India wants to buy 11 million tonne crude oil from Iran in the current fiscal, over 15 percent lower than 13.1 million tonne oil imported from Iran in 2012-13.
Oil Secretary Vivek Rae said that after the sanctions by western nations blocked all other payment routes, Iran had raised a few invoices for oil it sold to India in rupees but stopped doing so soon after.
It has reverted to the old system of taking only 45 percent of the payments due in rupees and for the rest is seeking payments in rouble, yen or yuan.
"Initially, we thought they (Iran) will be taking it (all payments) in rupees but there is some reluctance on their side particularly after change of government there," Rae told reporters here.
The Finance Ministry, he said, is looking into the issue, and officials may travel to Tehran to resolve the impasse. Alternately, Iranian officials may visit New Delhi.
Rae said India was targetting 11 million tonne of oil import from Iran in 2013-14 fiscal as compared to 13 million tonne in the previous.
Mangalore Refinery and Petrochemicals Ltd (MRPL) and Essar Oil Ltd (OIL) plan to import 4 million tonne each from Iran, as against about 5 million tonne each they imported in 2012-13, he said.
Indian Oil Corp (IOC), which imported 1.566 million tonne oil from Iran in 2012-13, has entered into a term contract for importing 1.2 million tonne crude oil from Iran this fiscal.
Since July 2011, India had paid in euros to clear 55 percent of its purchases of Iranian oil through Ankara-based Halkbank. The remaining 45 percent due amount was remitted in rupees in accounts Iranian oil company opened in Kolkata-based Uco Bank.
Payments in euro through Turkey ceased from February 6 this year but the rupee payments for 45 percent of the purchases continued through Uco Bank. Iran later agreed to take all of the payments in rupees.

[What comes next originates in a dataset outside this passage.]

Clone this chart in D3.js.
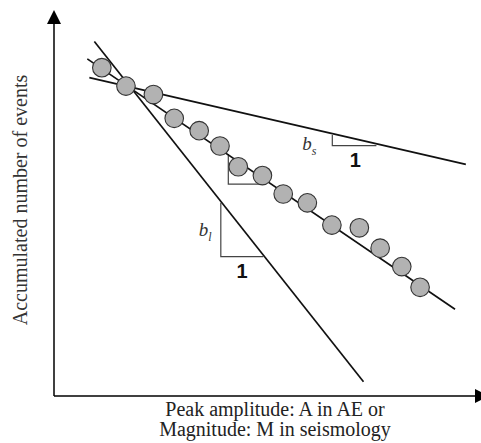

Rae said India is keen that the system of full payments in rupee is resumed as it will help save on forex outflow.
Oil imports have been the biggest factor contributing to a record current account deficit.
According to Oil Minister M Veerappa Moily, India could save as much as USD 8.47 billion by importing oil from Iran.
However, it was felt that there is need to put in place a mechanism for utilisation of the accumulated rupee balances in the Iranian accounts with UCO Bank, which are of the order of Rs 20,000 crore at present.
This could be in the form of increasing exports to Iran, given that the bilateral trade between the two nations is overwhelmingly weighted in favour of the Gulf country, or having the Iranian Government invest in infrastructure projects in India.
Rae said Oil Ministry was neutral to the form of payment to Iran and it was for the Finance Ministry to decide on the mode.
However, Iran being permitted to open foreign currency accounts in India may attract US Sanctions, as eventually foreign currency accumulations would move out of the country for the purposes of Iran's trade.